Faits Divers

de

Depuis des mois, Anouk Ricard collectionne pour Le Tigre[1] des faits divers grotesques et mystérieux qu’elle adapte en bande dessinée. Grotesques par leur absurdité involontaire, mystérieux par leur fugacité. De par leur brièveté même (deux-trois lignes la plupart du temps), ces micro-événements laissent la place libre à l’interprétation. C’est de cet espace dont s’empare Anouk Ricard, répondant à la question «Comment en sont-ils arrivés là ?» et imaginant ainsi à partir de rien un passé possible.

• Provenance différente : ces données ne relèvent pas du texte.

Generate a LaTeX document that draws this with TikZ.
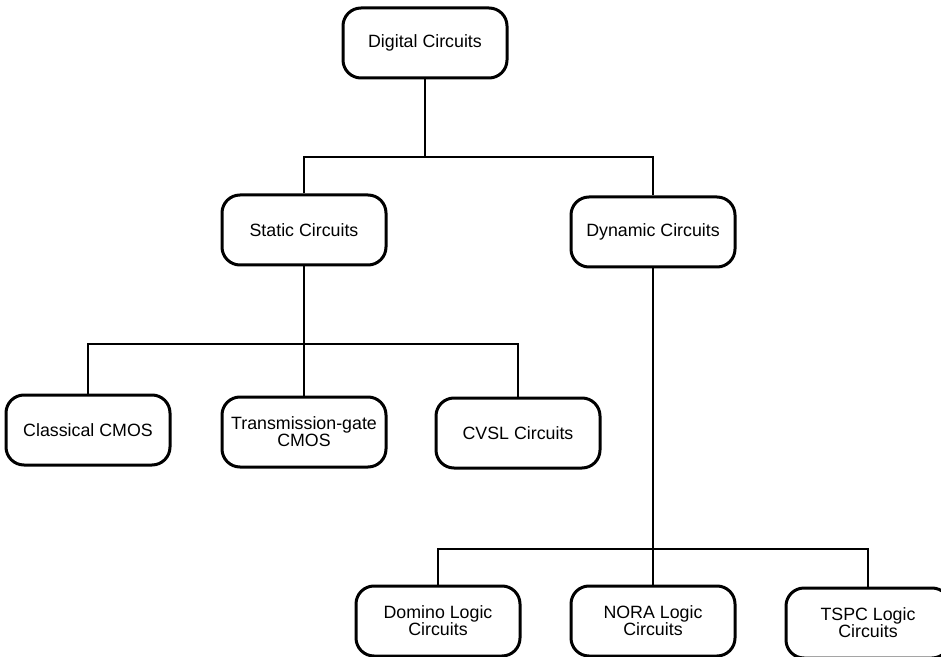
\documentclass[tikz,border=0pt]{standalone}
\usepackage{fontspec}
\setmainfont{Liberation Sans}

\begin{document}
\begin{tikzpicture}[x=0.5pt, y=-0.5pt]
    \tikzstyle{block} = [draw, rectangle, rounded corners=9pt, line width=1.5pt,
    minimum height=35pt, minimum width=82pt, align=center,
    font=\fontsize{8.9}{8.6}\selectfont]
    \tikzstyle{branch} = [coordinate]
    \tikzstyle{wire} = [line width=1pt]

    \useasboundingbox (0,0) rectangle (941,657);

    \node [block] (digital) at (425,43) {Digital Circuits};
    \node [block] (static) at (304,230) {Static Circuits};
    \node [block] (dynamic) at (653,232) {Dynamic Circuits};
    \node [block] (classical) at (88,430) {Classical CMOS};
    \node [block] (tgate) at (304,432) {Transmission-gate\\CMOS};
    \node [block] (cvsl) at (518,433) {CVSL Circuits};
    \node [block] (domino) at (438,621) {Domino Logic\\Circuits};
    \node [block] (nora) at (653,621) {NORA Logic\\Circuits};
    \node [block] (tspc) at (868,623) {TSPC Logic\\Circuits};

    \node [branch] (split1) at (425,157) {};
    \node [branch] (split2) at (304,344) {};
    \node [branch] (split3) at (653,549) {};

    \draw [wire] (digital) -- (split1);
    \draw [wire] (static) |- (split1) -| (dynamic);
    \draw [wire] (static) -- (tgate);
    \draw [wire] (classical) |- (split2) -| (cvsl);
    \draw [wire] (dynamic) -- (nora);
    \draw [wire] (domino) |- (split3) -| (tspc);
\end{tikzpicture}
\end{document}
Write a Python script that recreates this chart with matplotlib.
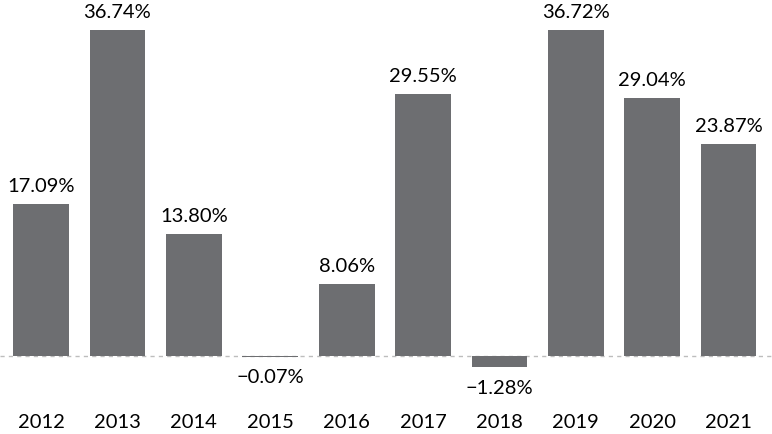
import matplotlib

matplotlib.use("Agg")

import matplotlib.pyplot as plt

YEARS = ["2012", "2013", "2014", "2015", "2016", "2017", "2018", "2019", "2020", "2021"]
RETURNS = [17.09, 36.74, 13.80, -0.07, 8.06, 29.55, -1.28, 36.72, 29.04, 23.87]

BAR_COLOR = "#6d6e71"

plt.rcParams["font.family"] = ["Lato", "DejaVu Sans"]

fig = plt.figure(figsize=(7.72, 4.34), dpi=100)
ax = fig.add_axes([0, 0, 1, 1])

xs = list(range(len(YEARS)))
ax.bar(xs, RETURNS, width=0.73, color=BAR_COLOR, zorder=2)
ax.axhline(0, color="#bdbdbd", linewidth=1.0, linestyle=(0, (3, 3)), zorder=1)

for x, v in zip(xs, RETURNS):
    label = f"{v:.2f}%".replace("-", "\u2212")
    if v >= 0:
        ax.annotate(label, (x, v), xytext=(0, 6.5), textcoords="offset points",
                    ha="center", va="bottom", fontsize=14.5, color="#000000")
    else:
        ax.annotate(label, (x, v), xytext=(0, -9), textcoords="offset points",
                    ha="center", va="top", fontsize=14.5, color="#000000")
    ax.text(x, -7.55, YEARS[x], ha="center", va="center", fontsize=14.5, color="#000000")

ax.set_xlim(-0.537, 9.568)
ax.set_ylim(-8.79, 40.12)
ax.axis("off")

fig.savefig("out.png", dpi=100)
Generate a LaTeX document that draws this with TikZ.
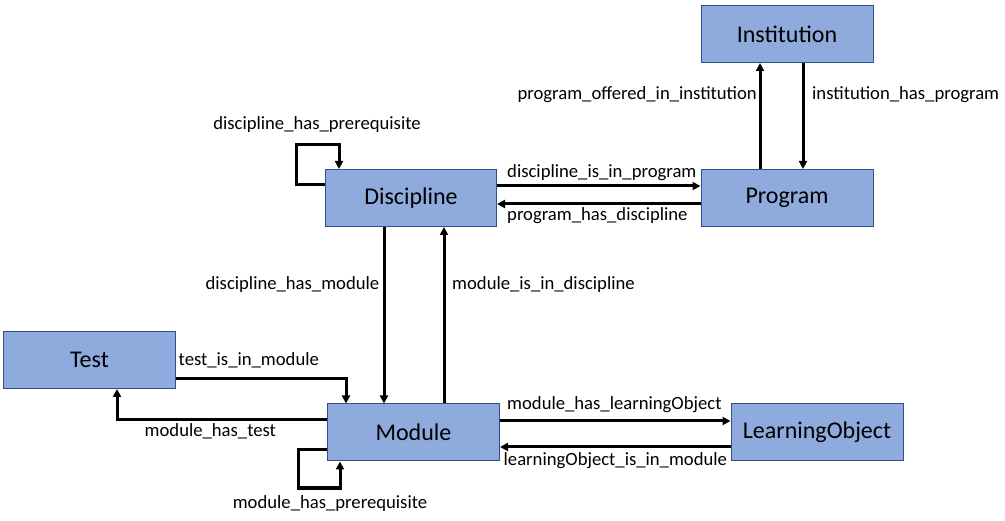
\documentclass[tikz,border=0pt]{standalone}
\usepackage{fontspec}
\setmainfont{Carlito}
\usetikzlibrary{arrows.meta,calc}
\definecolor{boxfill}{HTML}{8FAADC}
\definecolor{boxline}{HTML}{2F528F}
\tikzset{
         entity/.style=
          {
           draw=boxline,fill=boxfill,line width=1pt,
           minimum width=172pt,minimum height=57pt,
           font=\fontsize{24}{28}\selectfont
          },
         rel/.style={line width=3pt,-{Triangle[length=8pt,width=8pt]}},
         lbl/.style={inner sep=0pt,font=\fontsize{18.67}{22}\selectfont}
        }

\begin{document}
\begin{tikzpicture}[x=1pt,y=-1pt]
      \useasboundingbox (0,0) rectangle (1005,521);
      \node[entity] (Institution) at (787,34){Institution};
      \node[entity] (Program) at (787,198){Program};
      \node[entity,minimum width=171pt] (Discipline) at (411,198){Discipline};
      \node[entity] (Test) at (89.5,360){Test};
      \node[entity] (Module) at (413.5,432.5){Module};
      \node[entity] (LearningObject) at (817,432.5){LearningObject};
      %connectors
      \draw[rel](Program.north -| 760,0)--(Institution.south -| 760,0);
      \draw[rel](Institution.south -| 803,0)--(Program.north -| 803,0);
      \draw[rel](Discipline.east |- 0,186)--(Program.west |- 0,186);
      \draw[rel](Program.west |- 0,204)--(Discipline.east |- 0,204);
      \draw[rel](Discipline.west |- 0,185)--(296,185)--(296,145)--(339,145)--(Discipline.north -| 339,0); %loop
      \draw[rel](Discipline.south -| 384,0)--(Module.north -| 384,0);
      \draw[rel](Module.north -| 444,0)--(Discipline.south -| 444,0);
      \draw[rel](Test.east |- 0,379)--(346,379)--(Module.north -| 346,0);
      \draw[rel](Module.west |- 0,420)--(117,420)--(Test.south -| 117,0);
      \draw[rel](Module.west |- 0,450)--(298,450)--(298,488)--(340,488)--(Module.south -| 340,0); %loop
      \draw[rel](Module.east |- 0,421)--(LearningObject.west |- 0,421);
      \draw[rel](LearningObject.west |- 0,447)--(Module.east |- 0,447);
      %labels
      \node[lbl,anchor=base east] (lOffered) at (757,100){program\_offered\_in\_institution};
      \node[lbl,anchor=base west] (lInstHas) at (812,100){institution\_has\_program};
      \node[lbl,anchor=base west] (lDiscIn) at (507,178){discipline\_is\_in\_program};
      \node[lbl,anchor=base west] (lProgHas) at (507,221){program\_has\_discipline};
      \node[lbl,anchor=base] (lDiscPre) at (317,129.5){discipline\_has\_prerequisite};
      \node[lbl,anchor=base east] (lDiscMod) at (379.5,290){discipline\_has\_module};
      \node[lbl,anchor=base west] (lModIn) at (452,290){module\_is\_in\_discipline};
      \node[lbl,anchor=base west] (lTestIn) at (178.5,365.5){test\_is\_in\_module};
      \node[lbl,anchor=base west] (lModTest) at (144.5,436.5){module\_has\_test};
      \node[lbl,anchor=base] (lModPre) at (330,508.5){module\_has\_prerequisite};
      \node[lbl,anchor=base west] (lModLO) at (507,409.5){module\_has\_learningObject};
      \node[lbl,anchor=base west] (lLOIn) at (503.5,466){learningObject\_is\_in\_module};
    \end{tikzpicture}
\end{document}
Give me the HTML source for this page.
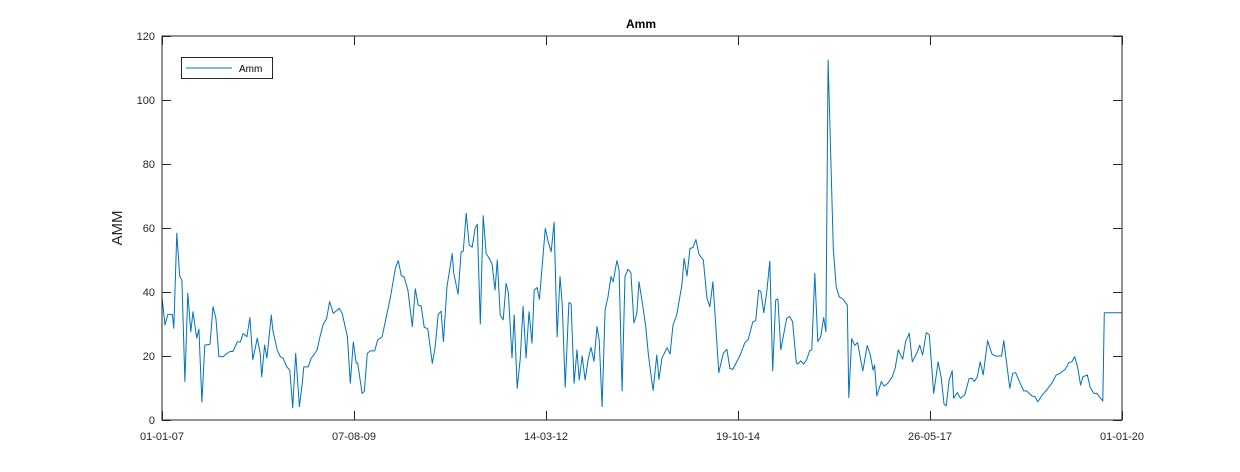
<!DOCTYPE html>
<html><head><meta charset="utf-8"><style>
html,body{margin:0;padding:0;background:#fff;}
svg{display:block;font-family:"Liberation Sans",Arial,sans-serif;}
</style></head><body>
<svg id="chart" width="1240" height="472">
<rect x="0" y="0" width="1240" height="472" fill="#fff"/>
<rect x="162" y="36" width="960" height="384" fill="#fff"/>
<g id="grid"></g>
<path id="series" fill="none" stroke="#0072bd" stroke-width="1" stroke-linejoin="round"/>
<rect x="162" y="36" width="960" height="384" fill="none" stroke="#262626" stroke-width="1"/>
<text x="641" y="28" text-anchor="middle" font-size="12" font-weight="bold" fill="#000">Amm</text>
<text transform="translate(122,228) rotate(-90)" text-anchor="middle" font-size="15" fill="#262626">AMM</text>
<g>
<rect x="181.5" y="57.5" width="91" height="21" fill="#fff" stroke="#262626" stroke-width="1"/>
<line x1="186" y1="68" x2="232" y2="68" stroke="#0072bd" stroke-width="1"/>
<text x="239" y="72" font-size="10" fill="#000">Amm</text>
</g>
</svg>
<script>
const yTicks=[0,20,40,60,80,100,120];
const xTickYears=[0,2.6,5.2,7.8,10.4,13];
const xTickLabels=["01-01-07","07-08-09","14-03-12","19-10-14","26-05-17","01-01-20"];
const times=[0,0.04,0.08,0.14,0.16,0.20,0.24,0.27,0.31,0.35,0.39,0.42,0.47,0.50,0.54,0.58,0.65,0.69,0.73,0.77,0.83,0.88,0.92,0.96,1.02,1.06,1.10,1.15,1.19,1.23,1.29,1.33,1.35,1.39,1.42,1.48,1.50,1.56,1.60,1.64,1.69,1.73,1.77,1.81,1.86,1.90,1.92,1.98,2.02,2.04,2.10,2.14,2.18,2.23,2.27,2.32,2.36,2.40,2.44,2.51,2.55,2.59,2.63,2.65,2.71,2.74,2.78,2.82,2.88,2.92,2.98,3.09,3.16,3.20,3.24,3.28,3.33,3.39,3.43,3.47,3.51,3.55,3.60,3.66,3.70,3.74,3.78,3.81,3.86,3.93,3.95,4.01,4.05,4.08,4.12,4.16,4.20,4.24,4.27,4.31,4.35,4.39,4.43,4.47,4.51,4.54,4.58,4.62,4.66,4.69,4.74,4.77,4.81,4.85,4.89,4.93,4.97,5.01,5.04,5.08,5.11,5.19,5.23,5.27,5.31,5.35,5.39,5.42,5.46,5.51,5.54,5.58,5.62,5.65,5.69,5.73,5.77,5.81,5.85,5.89,5.92,5.96,6.00,6.04,6.08,6.11,6.16,6.19,6.23,6.27,6.31,6.35,6.39,6.43,6.46,6.51,6.55,6.59,6.65,6.70,6.73,6.77,6.84,6.88,6.92,6.97,7.04,7.07,7.11,7.15,7.19,7.23,7.27,7.33,7.38,7.42,7.46,7.54,7.60,7.65,7.69,7.73,7.83,7.89,7.94,8.00,8.04,8.08,8.11,8.15,8.19,8.23,8.27,8.31,8.34,8.38,8.46,8.50,8.54,8.59,8.61,8.65,8.69,8.73,8.77,8.80,8.84,8.88,8.92,8.96,8.99,9.02,9.09,9.13,9.17,9.22,9.28,9.30,9.34,9.38,9.42,9.49,9.55,9.59,9.63,9.65,9.68,9.74,9.78,9.83,9.89,9.93,9.97,10.03,10.07,10.12,10.16,10.22,10.26,10.30,10.35,10.39,10.45,10.51,10.55,10.59,10.62,10.66,10.70,10.72,10.77,10.81,10.87,10.93,10.97,11.00,11.04,11.08,11.12,11.18,11.24,11.29,11.37,11.40,11.48,11.52,11.56,11.62,11.67,11.71,11.78,11.82,11.86,11.92,11.98,12.05,12.11,12.16,12.23,12.28,12.32,12.36,12.40,12.44,12.47,12.53,12.57,12.62,12.66,12.74,12.76,13.00];
const values=[38.5,29.7,33,33,28.7,58.4,45,43.7,12,39.6,27.6,33.8,25.6,28.4,5.6,23.4,23.7,35.4,31.8,19.8,19.8,20.8,21.4,21.4,24.4,24.4,27,26,32,18.8,25.6,20.8,13.5,23.4,19.3,32.8,28.1,21.9,19.8,19.3,16.6,15.6,3.8,20.8,4.2,11.5,16.6,16.6,19.3,19.8,21.9,26,29.7,31.8,37,33.3,34.1,34.9,33.3,26,11.5,24.4,17.8,17.8,8.3,8.9,20.8,21.6,21.6,25,26,38,47.4,49.8,45.1,44.7,40.6,29.2,41,35.9,35.6,29,28.5,17.7,22.9,33,34,24.5,41.7,52,46,39.3,52.5,52.8,64.6,54.7,54,59.9,61.2,30,63.8,52,50.6,48.7,40.6,50,32.8,31.3,42.7,40,19.4,32.8,9.9,19,35.5,19.4,33.8,24,40.6,41.4,37.7,59.9,55.7,52.6,61.8,26,44.8,36.5,10.2,36.7,36.3,11.5,21.9,12.5,20,12.5,18.8,22.7,18.3,29.2,25,4.2,34.4,38.5,44.8,43.2,49.8,46.9,9.1,44.8,47.1,46,30.3,33.3,43.2,35.9,29.2,19.8,9.2,20.3,12.7,19.3,22.6,20.6,29.7,32.8,42.2,50.5,45,53.6,53.9,56.4,51.8,50,38,35.4,43.2,14.8,20.8,22.1,16.1,15.8,20.3,24,25.2,30.7,31,40.6,40.1,33.5,40.1,49.6,15.4,37.5,37.8,21.9,31.8,32.3,30.7,17.9,17.5,18.5,17.5,18.9,21.6,21.9,45.8,24.5,26,32,27.6,112.5,53.6,41.6,38.5,37.8,35.9,7,25.4,23.3,24.2,15.3,23.3,20.5,15.6,17.2,7.5,12,10.6,11.5,13.5,16.4,21.9,19,24.5,27.1,18.2,20.8,23.4,20.3,27.3,26.6,8.3,18.2,13.5,5,4.4,12.5,15.4,6.8,8.6,6.8,7.8,12.9,13,12,13.5,18.2,14.1,24.8,20.6,20,20,24.8,9.9,14.6,14.8,11.5,9.1,9.1,7.5,7.3,5.7,7.8,9.4,11.5,14.1,14.6,15.8,17.9,18.2,19.8,16.4,10.9,13.5,14.1,10.2,8.3,8.3,5.9,33.5,33.5];

const X0=162,X1=1122,Y0=420,Y1=36;
function xs(t){return X0+(t-0)/(13-0)*(X1-X0);}
function ys(v){return Y0-(v-0)/(120-0)*(Y0-Y1);}
const NS="http://www.w3.org/2000/svg";
const g=document.getElementById('grid');
function mk(tag,attrs){const e=document.createElementNS(NS,tag);for(const k in attrs)e.setAttribute(k,attrs[k]);return e;}
yTicks.forEach(v=>{
  const y=Math.round(ys(v))+0.5;
  const t1=mk('line',{x1:X0,x2:X0+9,y1:y,y2:y,stroke:'#262626'});
  
  
  g.appendChild(t1);
  const t2=mk('line',{x1:X1-9,x2:X1,y1:y,y2:y,stroke:'#262626'});
  
  
  g.appendChild(t2);
  const tx=mk('text',{x:X0-7,y:ys(v)+4,'text-anchor':'end','font-size':'11',fill:'#262626'});
  tx.textContent=v;
  
  
  g.appendChild(tx);
});
xTickYears.forEach((t,i)=>{
  const x=Math.round(xs(t))+0.5;
  const t1=mk('line',{x1:x,x2:x,y1:Y0-9,y2:Y0,stroke:'#262626'});
  
  
  g.appendChild(t1);
  const t2=mk('line',{x1:x,x2:x,y1:Y1,y2:Y1+9,stroke:'#262626'});
  
  
  g.appendChild(t2);
  const tx=mk('text',{x:xs(t),y:Y0+20,'text-anchor':'middle','font-size':'11',fill:'#262626'});
  tx.textContent=xTickLabels[i];
  
  
  g.appendChild(tx);
});
let d='';
times.forEach((t,i)=>{d+=(i?'L':'M')+xs(t).toFixed(1)+' '+ys(values[i]).toFixed(1);});
document.getElementById('series').setAttribute('d',d);
</script>
</body></html>
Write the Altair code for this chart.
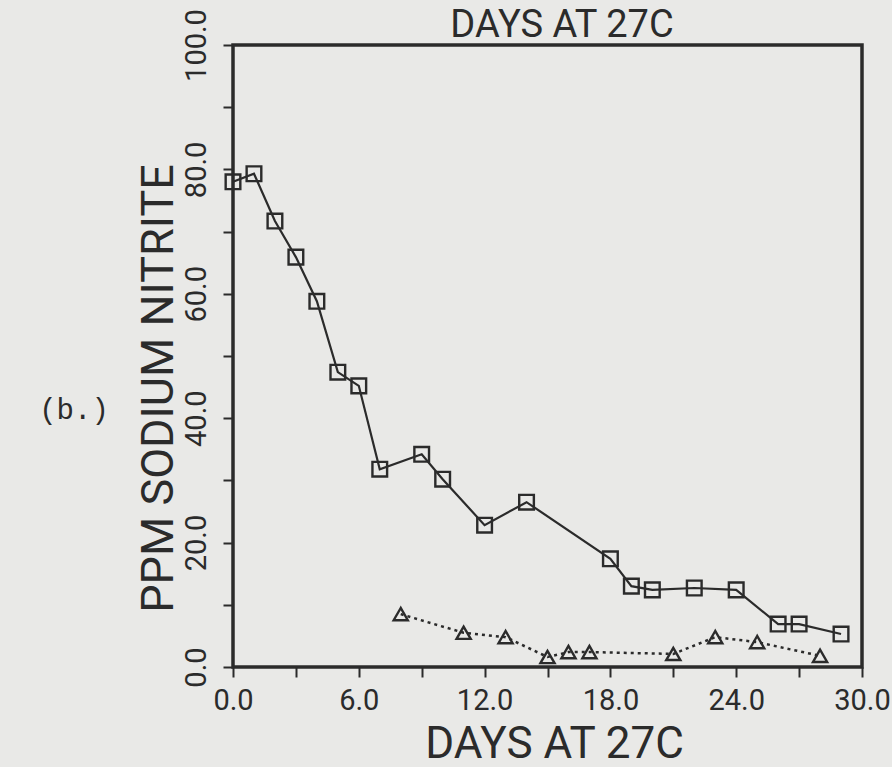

L’exercice rappelle un autre ouvrage, Point de vue et images du monde, de Denis Jourdin, publié à L’Association en 2003, semblant relever du même principe, la proximité s’étendant jusqu’au choix de traiter chaque anecdote en l’espace de deux planches. Et pourtant, les deux ouvrages sont fondamentalement très différents : là où Jourdin racontait une histoire aux abords mystérieux avant de dévoiler l’extrait de presse, Ricard choisit l’approche inverse, commençant par l’article, et donc par la conclusion.
Ce qui pourrait être une différence de pure forme change en réalité toute l’approche du traitement de l’anecdote. Au-delà des faiblesses inhérentes au travail de Jourdin – graphique tout d’abord, ainsi qu’une idée intéressante (le texte à l’intérieur des visages) qu’il ne réussit pas à véritablement exploiter – il choisit de jouer sur un effet de devinette, des séquences d’actions incompréhensibles au premier abord s’éclairant à la lumière de la coupure de presse donnée en conclusion. Cette approche, tout-à-fait défendable, accouchait malheureusement d’un traitement faiblard des anecdotes, et, au lieu de chatouiller l’imagination du lecteur, donnait surtout lieu à une lecture malaisée et plutôt ennuyeuse.

On aurait pu craindre la même chose avec Faits divers, mais agréable surprise, le livre dépasse en tout point l’illustration stricte de notules journalistiques et laisse place à des histoires déjantées, qu’un gag complète parfois sans que cela soit toujours nécessaire, tant la logique imparable et pourtant idiote fait mouche.  «Il s’amusait à éventrer une soixantaine de piscines», «Il abandonne sa compagne qui s’étouffe au restaurant», «Les quatre cambrioleurs trahis par un pot de fleur»… les titres se suffisent à eux-mêmes, mais Anouk Ricard développe une mécanique complexe pour ancrer ces histoires dans un incongru total mais crédible, tirant avec habileté les cartes de la manipulation, de la naïveté et de la bêtise humaine.
Au-delà du comique de situation, exploité à merveille, il y a un comique graphique évident. De la même manière qu’un Libon, le dessin d’Anouk Ricard peut suffire à faire rire, jouant sur les expressions de ces figures animalières, assorties à une gestuelle et une mise en situation toujours en décalage. Là encore ce n’est pas tant dans la chute, annoncée dès le départ, que dans le cheminement et la mise en place du récit que se situe le réel intérêt.

Faits divers est donc loin de la compilation paresseuse d’anecdotes rigolotes. Sa lecture révèle un ouvrage riche, pertinent, qui pose avec intelligence la question de l’adaptation et réussi à être très drôle là où les nombreux recueils de «Perles de» échouent quasi-invariablement.

Notes

  1. Revue généraliste très portée sur la bande dessinée alternative.